Of course the dotcom bubble finally blew up, and I felt a little bit vindicated and even a bit relieved.  Now everything would go back to normal.  I figured the dotcom bubble had been a historical anomaly akin to the Dutch tulip mania of the seventeenth century, something we would never see again in our lifetime.

The New Bubble – According To Lyons

Lyons sees the new bubble being facilitated not only by a new bunch of very young entrepreneurs who don’t remember the first one, but also by all the cheap money that is floating around. Lyons continues:

Walking around San Francisco, it strikes me that this cannot end well, that the combination of magical thinking, easy money, greedy investors, and amoral founders represents a recipe for disaster.

As he observes the intense sales culture of HubSpot he notes:

By the strange rules of bubble economics, companies do not have to generate a profit before they can go public, but they do have to demonstrate revenue growth.

Particularly ironic is that the HubSpot software product is marketing software.

If our software really does what we claim, why are we working so hard to find new customers? Why do we need an army of sales reps and an army of marketers and an army of consultants?

As an accountant, what intrigues me about all this is that everything seems to boil down to one number on the financial statements.  Revenue.  If you get the revenue growing fast enough, before you run out of money, the company can go public.  One of Lyons’s friends explains it to him this way:

The one thing people do not appreciate is that these companies are incredibly fragile.  There is so much less to them than people believe.  The difference between success and failure is so much smaller than people recognize. The whole thing is based on companies trying to achieve escape velocity before they run out of money.

Would Warren Buffett Have Bought HubSpot?

Since HubSpot did in fact go public, we are able to look at the numbers to see what Lyons is talking about. You can go to page 34 of the 10-K  and see results for the five years 2011-2015.  There is impressive revenue growth as (rounded to the nearest million), HubSpot goes from $29 million in 2011 to $182 million in 2015.  Meanwhile losses grow starting at $24 million in 2011 and reaching $48 million in 2014.  Maybe they turned the corner in 2015  as net loss was “only” $46 million.

This is not the case of the brothers who go out to the country and buy apples for a nickel and bring them to the city and sell them for four cents.  HubSpot had a gross profit of $134 million on its $182 million of sales, which amply covers its research and development and general administration costs that total $68 million.  The problem is the $112 million in sales and marketing.  Year in year out they have spent over sixty cents to get each dollar of revenue, which brings me to Warren Buffett.

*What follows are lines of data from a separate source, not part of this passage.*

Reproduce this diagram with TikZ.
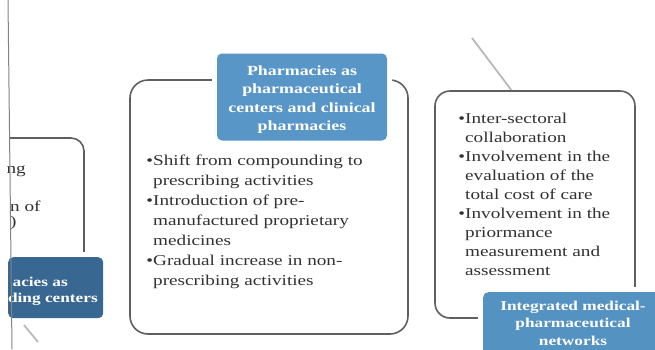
\documentclass[tikz,border=0pt]{standalone}
\usepackage{fontspec}
\setmainfont{Liberation Serif}
\newfontfamily\wideserif[FakeStretch=1.28]{Liberation Serif}
\definecolor{outlinegray}{RGB}{95,95,95}
\definecolor{bodytext}{RGB}{50,50,50}
\definecolor{bluemid}{RGB}{88,150,200}
\definecolor{blueright}{RGB}{84,146,194}
\definecolor{blueleft}{RGB}{56,104,146}
\definecolor{faint}{RGB}{185,185,185}
\definecolor{edgegray}{RGB}{130,130,130}
\begin{document}
\begin{tikzpicture}[x=1pt,y=-1pt,
  outline/.style={draw=outlinegray, line width=1.6pt},
  bluelabel/.style={rounded corners=5pt, inner sep=0pt,
    preaction={draw=white, line width=10pt}},
  labelfont/.style 2 args={text=white, inner sep=0pt, align=center,
    font=\wideserif\bfseries\fontsize{#1}{#2}\selectfont},
  bullettext/.style={anchor=north west, align=left, inner sep=0pt, text=bodytext,
    font=\wideserif\fontsize{15}{#1}\selectfont},
  fainttrace/.style={draw=faint, line width=1.8pt}]
\useasboundingbox (0,0) rectangle (655,349);
\clip (0,0) rectangle (655,349);

% page edge line
\coordinate (edgetop) at (8,0);
\coordinate (edgebot) at (12,349);

% faint traces of connectors
\coordinate (trA) at (472,38);
\coordinate (trB) at (512,91);
\coordinate (trC) at (24,325);
\coordinate (trD) at (38,342);
\draw[fainttrace] (trA) -- (trB);
\draw[fainttrace] (trC) -- (trD);

% left (cut-off) box
\draw[outline, rounded corners=13pt] (10,138) -- (84,138) -- (84,254);
\node[bullettext=19, anchor=base east] (lefta) at (26,173) {ng};
\node[bullettext=19, anchor=base west] (leftb) at (10,211) {n of};
\node[bullettext=19, anchor=base west] (leftc) at (10,226) {)};
\node[bluelabel, fill=blueleft, anchor=north west, minimum width=95pt, minimum height=61pt] (leftlabel) at (8,257) {};
\node[labelfont={13.5}{17}, anchor=base east] (leftlabela) at (68,286) {acies as};
\node[labelfont={13.5}{17}, anchor=base east] (leftlabelb) at (98,302) {ding centers};

% middle box
\draw[outline, rounded corners=18pt] (130,80) rectangle (408,334);
\node[bluelabel, fill=bluemid, minimum width=170pt, minimum height=87pt] (midlabel) at (302,97) {};
\node[labelfont={14}{18.3}] (midlabeltext) at (302,99.5) {Pharmacies as\\pharmaceutical\\centers and clinical\\pharmacies};
\node[bullettext=20] (midlist) at (153,155.2) {\llap{\textbullet}Shift from compounding to\\prescribing activities\\\llap{\textbullet}Introduction of pre-\\manufactured proprietary\\medicines\\\llap{\textbullet}Gradual increase in non-\\prescribing activities};

% right box
\draw[outline, rounded corners=15pt] (435,91) rectangle (635,318);
\node[bullettext=19] (rightlist) at (465,113.2) {\llap{\textbullet}Inter-sectoral\\collaboration\\\llap{\textbullet}Involvement in the\\evaluation of the\\total cost of care\\\llap{\textbullet}Involvement in the\\priormance\\measurement and\\assessment};
\node[bluelabel, fill=blueright, anchor=north west, minimum width=182pt, minimum height=64pt] (rightlabel) at (483,292) {};
\node[labelfont={13.5}{17.5}] (rightlabeltext) at (573,323) {Integrated medical-\\pharmaceutical\\networks};

\draw[draw=edgegray, line width=1pt] (edgetop) -- (edgebot);
\end{tikzpicture}
\end{document}
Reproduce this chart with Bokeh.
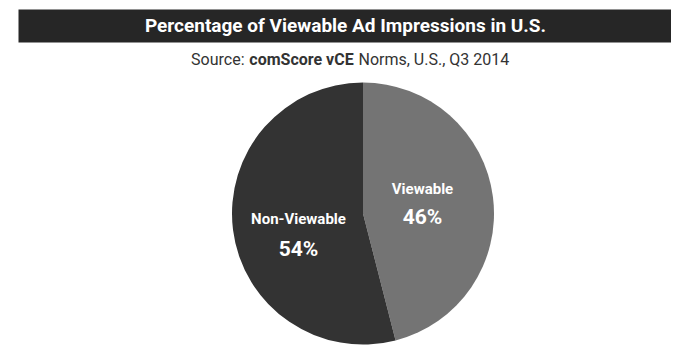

One of my favorite reads is Warren Buffett’s annual letter to Berkshire Hathaway shareholders.  As a matter of full disclosure, I should tell you that a disproportionate amount of my unimpressive net worth is in BH stock.  What I like about his analysis is that he looks at every element of the financial statement including book value and discusses why it needs to be tweaked one way or the other to arrive at “intrinsic value”– which is what he manages for.

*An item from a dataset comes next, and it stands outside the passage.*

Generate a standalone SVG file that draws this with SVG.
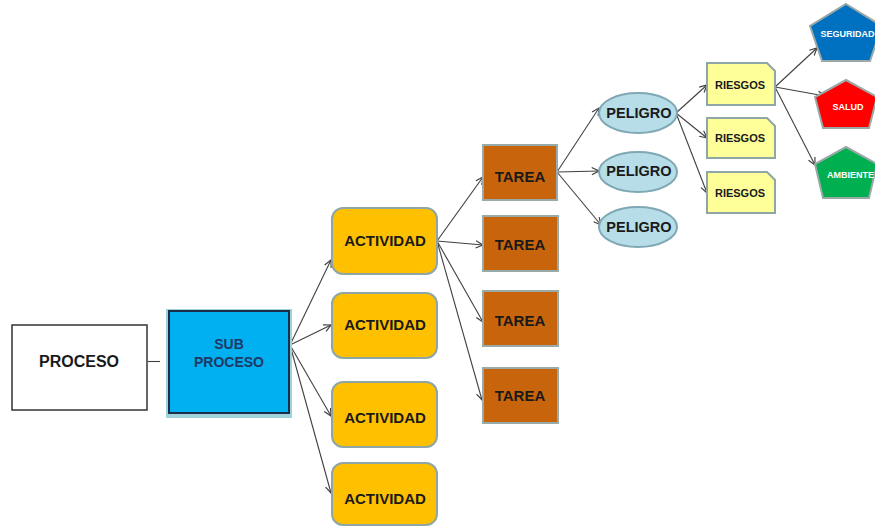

Of course “intrinsic value” ends up being a prediction about the future.  It is the present value of how much money you will ultimately be able to take out of the enterprise.  HubSpot’s book value (assets minus liabilities) was $122 million at 12/31/2015.  The latest number I have for market capitalization is $1.46 billion.  The difference has to be in that ever growing revenue, which you can see in evaluation of HubSpot’s “intrinsic value”.

This analysis by X-Fin shows that HubSpot has an intrinsic value of $154.88 per share compared to a market price of $43.62 per share.  It is based on revenue growth continuing over 50% and not going below 30% until 2023.  Operating income does not go positive until 2022, but, according to the model it would be possible to borrow to make distributions.

The analysis of gurufocus, on the other hand, is that HubSpot has an “intrinsic value” of zero or maybe it is $-4.25 per share.

Valuing Based On Revenue

The problem with using one metric, such as revenue, to determine value is that if you are not hands on, the metric can be gamed.  Accounting practices will change hands based to a significant extent on revenue, but frequently the payment is over time and only based on retained revenue.  There are regulatory restraints that make it very hard for accounting firms to go public, but over the years I observed a perennial debate over whether to focus on top line or bottom line. I was never quite close enough to the inner circle to have much impact.

And of course, a company like HubSpot also has intellectual property that does not show up on its balance sheet, not to mention the supreme HubbySpottiness of its dedicated staff, that Lyons could never seem to fully appreciate.

HubSpot’s Reaction To The Book

Dharmesh Shah, one of the HubSpot founders, reacted to Disrupted with a Linkedin post – Undisrupted: HubSpot’s Reflections on “Disrupted”.  Shah notes that even though Lyons was mainly focusing on HubSpot, the book was also a

…broad criticism of the tech industry including companies like Google, Apple Facebook,Twitter, Airbnb, Uber, Box, Salesforce.com, LinkedIn, Amazon and Netflix

As far as the profitability goes

But, Lyons would argue, “You’re not profitable!” He’s right. There’s usually a tradeoff between growth and profitability. We’ve been growing revenues over 50% year over year while simultaneously improving our margins by 12 percentage points in Q4 2015 (non-GAAP). We’ve also begun to generate positive operational cash flow. What we’ve shown, and what investors seem to value, is growth plus a path to profitability.

As a fairly simple minded accountant, I can get that.  The thing is that if you are close to even while on the path to profitability, you can afford patience. But if you are posting losses.  Well that is like there is something ominous chasing you on your path.

So Read The Book

At any rate, Disrupted is an easy read and very entertaining.  So read it.  The bubble warning is also worth pondering.